## start

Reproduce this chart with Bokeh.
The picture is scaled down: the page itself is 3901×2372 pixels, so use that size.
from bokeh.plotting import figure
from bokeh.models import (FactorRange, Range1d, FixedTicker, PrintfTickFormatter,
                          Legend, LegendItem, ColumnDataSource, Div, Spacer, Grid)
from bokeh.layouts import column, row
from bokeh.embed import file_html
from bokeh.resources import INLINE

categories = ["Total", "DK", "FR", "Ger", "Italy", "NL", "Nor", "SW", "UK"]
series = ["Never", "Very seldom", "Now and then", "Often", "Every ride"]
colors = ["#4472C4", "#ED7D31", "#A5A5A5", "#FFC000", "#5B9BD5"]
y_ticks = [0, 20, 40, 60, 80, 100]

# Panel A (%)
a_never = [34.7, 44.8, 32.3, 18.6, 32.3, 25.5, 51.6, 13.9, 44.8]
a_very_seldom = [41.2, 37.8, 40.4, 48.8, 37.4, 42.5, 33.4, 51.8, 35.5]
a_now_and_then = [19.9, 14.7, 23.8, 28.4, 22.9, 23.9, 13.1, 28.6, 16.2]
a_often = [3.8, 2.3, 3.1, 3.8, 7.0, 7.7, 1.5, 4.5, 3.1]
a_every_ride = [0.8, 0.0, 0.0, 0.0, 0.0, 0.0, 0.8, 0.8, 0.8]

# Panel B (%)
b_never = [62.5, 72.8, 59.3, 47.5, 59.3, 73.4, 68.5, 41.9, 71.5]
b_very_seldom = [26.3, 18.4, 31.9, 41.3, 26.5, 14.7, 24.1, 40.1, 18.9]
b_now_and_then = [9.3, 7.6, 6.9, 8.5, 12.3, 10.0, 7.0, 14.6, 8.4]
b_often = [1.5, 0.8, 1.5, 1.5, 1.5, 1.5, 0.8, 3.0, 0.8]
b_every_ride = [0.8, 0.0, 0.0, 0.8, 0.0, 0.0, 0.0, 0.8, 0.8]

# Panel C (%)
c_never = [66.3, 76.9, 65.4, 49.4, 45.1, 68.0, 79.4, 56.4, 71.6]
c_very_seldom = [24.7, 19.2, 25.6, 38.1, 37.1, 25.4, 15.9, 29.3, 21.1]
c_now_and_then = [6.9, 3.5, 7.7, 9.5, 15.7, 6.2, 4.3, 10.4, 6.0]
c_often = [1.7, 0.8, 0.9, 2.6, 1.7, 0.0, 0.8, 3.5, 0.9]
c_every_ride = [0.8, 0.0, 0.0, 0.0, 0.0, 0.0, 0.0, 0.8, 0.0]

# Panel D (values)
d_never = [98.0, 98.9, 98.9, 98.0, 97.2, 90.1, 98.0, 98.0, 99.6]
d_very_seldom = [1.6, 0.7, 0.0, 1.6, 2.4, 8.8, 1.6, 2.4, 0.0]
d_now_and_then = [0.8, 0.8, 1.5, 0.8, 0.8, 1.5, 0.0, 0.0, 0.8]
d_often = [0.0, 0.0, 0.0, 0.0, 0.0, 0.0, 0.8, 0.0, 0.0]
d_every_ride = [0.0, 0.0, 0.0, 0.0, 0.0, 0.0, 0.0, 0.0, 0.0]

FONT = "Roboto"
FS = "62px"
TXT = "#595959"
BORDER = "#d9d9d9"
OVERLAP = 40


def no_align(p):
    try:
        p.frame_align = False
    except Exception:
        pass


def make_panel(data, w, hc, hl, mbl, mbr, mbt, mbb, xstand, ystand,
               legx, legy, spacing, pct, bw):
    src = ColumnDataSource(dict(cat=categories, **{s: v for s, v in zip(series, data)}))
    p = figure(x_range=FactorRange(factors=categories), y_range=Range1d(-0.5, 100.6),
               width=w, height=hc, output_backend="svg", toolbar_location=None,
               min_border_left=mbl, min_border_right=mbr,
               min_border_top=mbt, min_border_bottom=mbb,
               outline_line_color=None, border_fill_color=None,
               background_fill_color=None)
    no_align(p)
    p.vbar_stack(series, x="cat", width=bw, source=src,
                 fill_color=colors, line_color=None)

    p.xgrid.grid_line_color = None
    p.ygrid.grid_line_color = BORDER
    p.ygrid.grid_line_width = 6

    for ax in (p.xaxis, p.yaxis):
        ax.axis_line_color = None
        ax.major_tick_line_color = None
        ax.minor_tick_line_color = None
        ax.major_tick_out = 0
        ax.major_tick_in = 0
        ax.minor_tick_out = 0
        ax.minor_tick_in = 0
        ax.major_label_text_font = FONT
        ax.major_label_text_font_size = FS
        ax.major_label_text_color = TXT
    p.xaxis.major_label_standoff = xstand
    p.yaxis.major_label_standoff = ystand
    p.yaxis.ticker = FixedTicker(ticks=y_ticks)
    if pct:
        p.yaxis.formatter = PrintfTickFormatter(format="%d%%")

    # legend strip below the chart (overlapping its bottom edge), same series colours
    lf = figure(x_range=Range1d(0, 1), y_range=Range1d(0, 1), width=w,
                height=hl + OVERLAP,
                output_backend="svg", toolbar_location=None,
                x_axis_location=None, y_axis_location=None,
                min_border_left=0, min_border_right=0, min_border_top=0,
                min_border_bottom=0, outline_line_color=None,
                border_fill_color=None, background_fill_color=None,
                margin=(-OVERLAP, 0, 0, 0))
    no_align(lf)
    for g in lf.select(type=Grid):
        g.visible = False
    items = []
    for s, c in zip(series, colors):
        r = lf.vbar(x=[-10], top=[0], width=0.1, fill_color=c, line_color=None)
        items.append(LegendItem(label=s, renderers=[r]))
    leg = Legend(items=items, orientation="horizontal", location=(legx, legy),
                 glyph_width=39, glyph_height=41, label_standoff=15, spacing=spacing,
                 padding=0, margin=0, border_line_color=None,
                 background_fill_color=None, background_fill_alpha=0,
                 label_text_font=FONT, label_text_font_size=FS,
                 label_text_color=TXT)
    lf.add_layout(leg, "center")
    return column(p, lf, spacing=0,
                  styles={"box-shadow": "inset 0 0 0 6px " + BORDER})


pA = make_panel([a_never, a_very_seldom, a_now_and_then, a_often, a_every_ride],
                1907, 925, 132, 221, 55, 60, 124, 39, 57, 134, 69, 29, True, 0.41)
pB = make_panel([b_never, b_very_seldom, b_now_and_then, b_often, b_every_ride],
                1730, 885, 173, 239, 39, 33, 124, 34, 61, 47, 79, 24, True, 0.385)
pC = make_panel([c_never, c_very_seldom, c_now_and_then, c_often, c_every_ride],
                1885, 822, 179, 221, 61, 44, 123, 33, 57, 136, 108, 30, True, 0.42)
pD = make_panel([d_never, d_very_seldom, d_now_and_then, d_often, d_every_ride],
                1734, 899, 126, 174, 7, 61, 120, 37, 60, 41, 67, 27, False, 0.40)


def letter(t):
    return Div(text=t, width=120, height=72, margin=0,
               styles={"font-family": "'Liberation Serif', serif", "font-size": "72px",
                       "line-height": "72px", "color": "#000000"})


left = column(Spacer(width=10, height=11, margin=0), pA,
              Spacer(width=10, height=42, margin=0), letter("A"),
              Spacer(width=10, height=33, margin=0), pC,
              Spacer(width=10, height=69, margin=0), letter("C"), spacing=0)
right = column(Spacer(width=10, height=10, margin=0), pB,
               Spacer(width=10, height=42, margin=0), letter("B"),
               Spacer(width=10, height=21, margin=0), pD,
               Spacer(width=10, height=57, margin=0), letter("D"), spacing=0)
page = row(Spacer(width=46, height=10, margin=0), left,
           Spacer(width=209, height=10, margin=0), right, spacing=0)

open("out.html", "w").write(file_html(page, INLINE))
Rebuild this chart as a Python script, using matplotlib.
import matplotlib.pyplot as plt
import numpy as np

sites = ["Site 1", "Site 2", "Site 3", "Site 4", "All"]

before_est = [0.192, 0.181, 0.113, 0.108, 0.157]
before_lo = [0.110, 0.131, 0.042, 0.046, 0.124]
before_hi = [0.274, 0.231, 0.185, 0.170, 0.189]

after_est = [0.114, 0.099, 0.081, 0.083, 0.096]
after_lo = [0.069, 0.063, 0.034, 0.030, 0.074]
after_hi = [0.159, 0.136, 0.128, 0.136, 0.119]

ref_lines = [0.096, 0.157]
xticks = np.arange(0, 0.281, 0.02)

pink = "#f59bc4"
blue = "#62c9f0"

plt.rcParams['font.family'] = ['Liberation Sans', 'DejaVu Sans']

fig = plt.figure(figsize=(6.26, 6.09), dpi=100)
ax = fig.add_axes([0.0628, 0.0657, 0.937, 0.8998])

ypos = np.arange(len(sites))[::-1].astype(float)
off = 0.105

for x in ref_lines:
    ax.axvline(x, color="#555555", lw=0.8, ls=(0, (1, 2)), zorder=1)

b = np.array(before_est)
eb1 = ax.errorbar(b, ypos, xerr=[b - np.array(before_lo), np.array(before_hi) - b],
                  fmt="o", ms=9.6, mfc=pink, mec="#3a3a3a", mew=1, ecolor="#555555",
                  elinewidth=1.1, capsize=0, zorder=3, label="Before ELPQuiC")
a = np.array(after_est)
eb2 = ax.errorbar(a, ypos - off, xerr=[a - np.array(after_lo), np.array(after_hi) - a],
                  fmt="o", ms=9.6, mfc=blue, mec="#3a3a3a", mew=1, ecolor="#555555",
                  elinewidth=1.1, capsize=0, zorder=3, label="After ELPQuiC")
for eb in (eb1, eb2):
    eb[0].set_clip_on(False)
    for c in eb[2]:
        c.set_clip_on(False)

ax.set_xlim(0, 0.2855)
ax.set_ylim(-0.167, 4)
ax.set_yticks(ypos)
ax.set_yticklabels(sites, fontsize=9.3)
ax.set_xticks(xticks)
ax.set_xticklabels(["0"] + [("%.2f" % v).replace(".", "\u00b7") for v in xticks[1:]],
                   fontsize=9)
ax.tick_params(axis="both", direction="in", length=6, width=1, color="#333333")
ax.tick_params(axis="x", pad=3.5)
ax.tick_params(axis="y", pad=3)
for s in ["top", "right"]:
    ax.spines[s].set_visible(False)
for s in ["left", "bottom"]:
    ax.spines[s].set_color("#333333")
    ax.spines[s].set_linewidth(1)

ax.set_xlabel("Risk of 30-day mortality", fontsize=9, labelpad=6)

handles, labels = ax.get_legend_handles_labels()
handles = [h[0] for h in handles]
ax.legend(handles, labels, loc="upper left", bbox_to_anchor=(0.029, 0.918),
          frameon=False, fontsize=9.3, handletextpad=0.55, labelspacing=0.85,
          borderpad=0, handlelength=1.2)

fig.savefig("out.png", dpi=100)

## end

Emit, unaltered, the lines from the top of the listing down through the line that holds "y_ticks = [0, 20, 40, 60, 80, 100]"; emit nothing else.

Reproduce this chart with Bokeh.
The picture is scaled down: the page itself is 3901×2372 pixels, so use that size.
from bokeh.plotting import figure
from bokeh.models import (FactorRange, Range1d, FixedTicker, PrintfTickFormatter,
                          Legend, LegendItem, ColumnDataSource, Div, Spacer, Grid)
from bokeh.layouts import column, row
from bokeh.embed import file_html
from bokeh.resources import INLINE

categories = ["Total", "DK", "FR", "Ger", "Italy", "NL", "Nor", "SW", "UK"]
series = ["Never", "Very seldom", "Now and then", "Often", "Every ride"]
colors = ["#4472C4", "#ED7D31", "#A5A5A5", "#FFC000", "#5B9BD5"]
y_ticks = [0, 20, 40, 60, 80, 100]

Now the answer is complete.